Nullità o annullabilità degli atti impositivi

La riforma ha introdotto (finalmente) due concetti da sempre mutuati dalla giustizia amministrativa: quelli di nullità o annullabilità degli atti impositivi. Si tratta però di ipotesi differenti tra loro, per le quali cambia anche la difesa del contribuente. La recente riforma dello statuto del contribuente ha introdotto alcune modifiche che dovrebbero (il condizionale è d’obbligo) impattare sulla validità degli atti.

In particolare, sono state disciplinate le ipotesi di annullabilità, nullità dei provvedimenti e di inutilizzabilità delle prove acquisite in violazione a norme di legge.

A seconda del vizio, però, occorre considerare una diversa difesa: la nullità sussiste in radice e pertanto può essere rilevata in ogni stato e grado del procedimento.
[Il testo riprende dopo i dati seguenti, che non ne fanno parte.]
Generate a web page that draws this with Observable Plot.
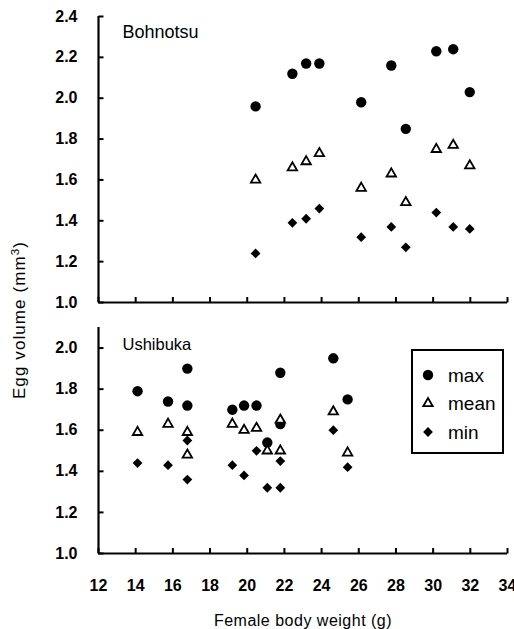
<!DOCTYPE html>
<html><head><meta charset="utf-8">
<script src="https://cdn.jsdelivr.net/npm/d3@7"></script>
<script src="https://cdn.jsdelivr.net/npm/@observablehq/plot@0.6"></script>
<style>
body{margin:0;background:#fff;}
#wrap{position:relative;width:514px;height:629px;font-family:Arial,"Liberation Sans",sans-serif;color:#000;overflow:hidden;}
svg{display:block;}
#ylabel{position:absolute;left:-80px;top:308px;width:200px;height:24px;line-height:24px;text-align:center;transform:rotate(-90deg);font-size:17px;letter-spacing:1.1px;white-space:nowrap;}
#ylabel sup{font-size:0.68em;vertical-align:0;position:relative;top:-0.5em;}
#legend{position:absolute;left:411px;top:349px;width:93px;height:105px;border:2px solid #000;box-sizing:border-box;background:#fff;}
</style></head><body>
<div id="wrap"><div id="top"></div><div id="bottom"></div><div id="ylabel">Egg volume (mm<sup>3</sup>)</div><div id="legend"></div></div>
<script>
// ---- data ----
const xTicks = [12, 14, 16, 18, 20, 22, 24, 26, 28, 30, 32, 34];
const yTicksTop = [1.0, 1.2, 1.4, 1.6, 1.8, 2.0, 2.2, 2.4];
const yTicksBottom = [1.0, 1.2, 1.4, 1.6, 1.8, 2.0];
const seriesNames = ["max", "mean", "min"];

// Bohnotsu
const bWeight = [20.45, 22.43, 23.17, 23.88, 26.13, 27.75, 28.53, 30.17, 31.08, 31.97];
const bMax    = [1.96, 2.12, 2.17, 2.17, 1.98, 2.16, 1.85, 2.23, 2.24, 2.03];
const bMean   = [1.60, 1.66, 1.69, 1.73, 1.56, 1.63, 1.49, 1.75, 1.77, 1.67];
const bMin    = [1.24, 1.39, 1.41, 1.46, 1.32, 1.37, 1.27, 1.44, 1.37, 1.36];

// Ushibuka
const uWeight = [14.1, 15.74, 16.78, 16.78, 19.2, 19.83, 20.5, 21.08, 21.78, 21.78, 24.63, 25.4];
const uMax    = [1.79, 1.74, 1.90, 1.72, 1.70, 1.72, 1.72, 1.54, 1.88, 1.63, 1.95, 1.75];
const uMean   = [1.59, 1.63, 1.59, 1.48, 1.63, 1.60, 1.61, 1.50, 1.65, 1.50, 1.69, 1.49];
const uMin    = [1.44, 1.43, 1.55, 1.36, 1.43, 1.38, 1.50, 1.32, 1.45, 1.32, 1.60, 1.42];

// ---- styles ----
const sym = {
  max:  {symbol: "circle", r: 5.2, fill: "black", stroke: "none", strokeWidth: 0},
  mean: {symbol: "triangle", r: 3.5, fill: "white", stroke: "black", strokeWidth: 1.8},
  min:  {symbol: "diamond2", r: 4.4, fill: "black", stroke: "none", strokeWidth: 0}
};
const font = "Arial, 'Liberation Sans', sans-serif";
// inward tick glyphs (pixel lengths)
const tickUp = {draw(c) { c.moveTo(0, 0); c.lineTo(0, -5.5); }};
const tickRight = {draw(c) { c.moveTo(0, 0); c.lineTo(5, 0); }};

function panel({weights, maxV, meanV, minV, yDomain, yTicks, title, titleSize, titleDy, height, marginTop, marginBottom, showXLabels}) {
  const rows = [];
  weights.forEach((w, i) => {
    rows.push({w, v: maxV[i], s: "max"});
    rows.push({w, v: meanV[i], s: "mean"});
    rows.push({w, v: minV[i], s: "min"});
  });
  const dots = ["max", "min", "mean"].map(s => Plot.dot(rows.filter(d => d.s === s), {x: "w", y: "v", ...sym[s]}));
  const y0 = yDomain[0];
  const svg = Plot.plot({
    width: 514, height, marginLeft: 98, marginRight: 7, marginTop, marginBottom,
    style: {fontFamily: font, background: "white", color: "black", overflow: "visible"},
    x: {domain: [12, 34], ticks: xTicks, axis: showXLabels ? undefined : null},
    y: {domain: yDomain, ticks: yTicks},
    marks: [
      showXLabels ? Plot.axisX({ticks: xTicks, tickSize: 0, tickPadding: 26, fontSize: 16, tickFormat: d => String(d), label: null}) : null,
      Plot.axisY({ticks: yTicks, tickSize: 0, tickPadding: 21, tickFormat: d3.format(".1f"), fontSize: 16, label: null}),
      Plot.ruleX([12], {strokeWidth: 2.2}),
      Plot.ruleY([y0], {strokeWidth: 2.2}),
      Plot.dot(xTicks, {x: d => d, y: () => y0, symbol: tickUp, fill: "none", stroke: "black", strokeWidth: 2}),
      Plot.dot(yTicks, {x: () => 12, y: d => d, symbol: tickRight, fill: "none", stroke: "black", strokeWidth: 2}),
      Plot.text([title], {frameAnchor: "top-left", dx: 24, dy: titleDy, textAnchor: "start", lineAnchor: "middle", fontSize: titleSize}),
      showXLabels ? Plot.text(["Female body weight (g)"], {frameAnchor: "bottom", dy: 67, lineAnchor: "middle", fontSize: 16}) : null,
      ...dots
    ]
  });
  d3.select(svg).selectAll("g[aria-label$='tick label']").attr("font-weight", "bold");
  return svg;
}

const topPlot = panel({weights: bWeight, maxV: bMax, meanV: bMean, minV: bMin, yDomain: [1.0, 2.4], yTicks: yTicksTop,
  title: "Bohnotsu", titleSize: 18, titleDy: 16, height: 310, marginTop: 16, marginBottom: 8, showXLabels: false});
const bottomPlot = panel({weights: uWeight, maxV: uMax, meanV: uMean, minV: uMin, yDomain: [1.0, 2.1], yTicks: yTicksBottom,
  title: "Ushibuka", titleSize: 16.5, titleDy: 17, height: 319, marginTop: 17, marginBottom: 76, showXLabels: true});
document.getElementById("top").appendChild(topPlot);
document.getElementById("bottom").appendChild(bottomPlot);
d3.select(bottomPlot).selectAll("text").filter(function() { return this.textContent === "Female body weight (g)"; })
  .style("letter-spacing", "0.5px");

// ---- legend ----
const lg = d3.select("#legend").append("svg").attr("width", 89).attr("height", 101);
const symMap = {circle: d3.symbolCircle, triangle: d3.symbolTriangle, diamond2: d3.symbolDiamond2};
seriesNames.forEach((s, i) => {
  const o = sym[s];
  const g = lg.append("g").attr("transform", `translate(15,${24 + i * 28.5})`);
  g.append("path").attr("d", d3.symbol(symMap[o.symbol], Math.PI * o.r * o.r)())
    .attr("fill", o.fill).attr("stroke", o.stroke).attr("stroke-width", o.strokeWidth);
  g.append("text").attr("x", 20).attr("dy", "0.35em").attr("font-size", 19).attr("font-family", font).text(s);
});
</script></body></html>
L’annullabilità, invece, va rilevata dal giudice con la conseguenza che il contribuente deve sollevarla con il proprio ricorso. Per tale ragione, diviene fondamentale in primo luogo individuare la violazione contenuta nell’atto e secondariamente eccepire un adeguato motivo di impugnazione.

In tale contesto, peraltro, il legislatore ha indirettamente disciplinato anche tutte le ipotesi di “nullità” già presenti nell’ordinamento, prevedendone l’equiparazione alla “annullabilità”.

Sebbene da un lato appare più definito il perimetro, occorre anche considerare che soprattutto per il caso della annullabilità, le ragioni possono essere le più diverse con la conseguenza che sia necessaria un’attenta valutazione preliminare.

Si pensi ad esempio alla più nota ipotesi della decadenza, anche alla luce della annosa questione delle proroghe Covid: da sempre la giurisprudenza ha qualificato l’istituto della decadenza quale garanzia in favore del contribuente e pertanto una causa di annullabilità (e non di nullità). A tal fine, quindi, occorre verificare la norma, la modalità di notifica dell’atto e la data, così da considerare se il vizio possa sussistere.

Analoghe considerazioni possono riguardare la formalità della firma da parte del funzionario, l’apposizione del codice QR sull’atto, le notifiche ai soggetti effettivi responsabili di imposta, il rispetto del contraddittorio, ecc.

A tali possibili vizi se ne affiancano poi alcuni che si potrebbero definire più sostanziali, legati cioè alla chiarezza della motivazione, alla validità delle prove a sostegno della pretesa, alla sussistenza del presupposto impositivo.

Purtroppo a complicare tali valutazioni preliminari sovviene spesso la giurisprudenza: di regola, infatti, per ogni questione “dubbia” sussistono due orientamenti contrapposti che ovviamente saranno utilizzati a proprio favore (in un senso e nell’altro) dalle parti processuali.

Questo articolato quadro deve poi confrontarsi con valutazioni di carattere squisitamente economico: il contribuente, infatti, è certamente la parte più gravata dagli oneri del contenzioso, diversamente dalla parte pubblica. A ciò poi si aggiunga che per qualche ignota ragione, i giudici tributari hanno la tendenza di “compensare” le spese, lasciando così indenne l’Ufficio anche quando ha commesso evidenti errori. Occorre poi considerare che il giudizio nella stragrande maggioranza dei casi, prosegue fino in Cassazione ed anche oltre (riassunzione in seguito a rinvio e nuovo giudizio in Cassazione). Comunque, dal profilo economico, l’interessato deve anche valutare che in caso di soccombenza sono dovute le sanzioni in misura piena, da aggiungere ovviamente alle imposte ed interessi.

Sembra pertanto evidente che l’impugnazione di un atto tributario, oltre ad avere un esito tutt’altro che scontato, comporti valutazioni particolarmente complesse. In tale contesto, sia consentita una riflessione: mal si comprende perché simili considerazioni non vengano svolte anche dai funzionari prima di emettere l’atto impositivo o quanto meno nella fase del contraddittorio. Alla luce del tanto decantato rapporto fisco-contribuente, infatti, se le contestazioni fossero valutate con serena obiettività, forse si eviterebbero complicazioni che nulla hanno a che vedere con la vera evasione e magari ci sarebbero risorse disponibili a recuperare reali somme sottratte a tassazione.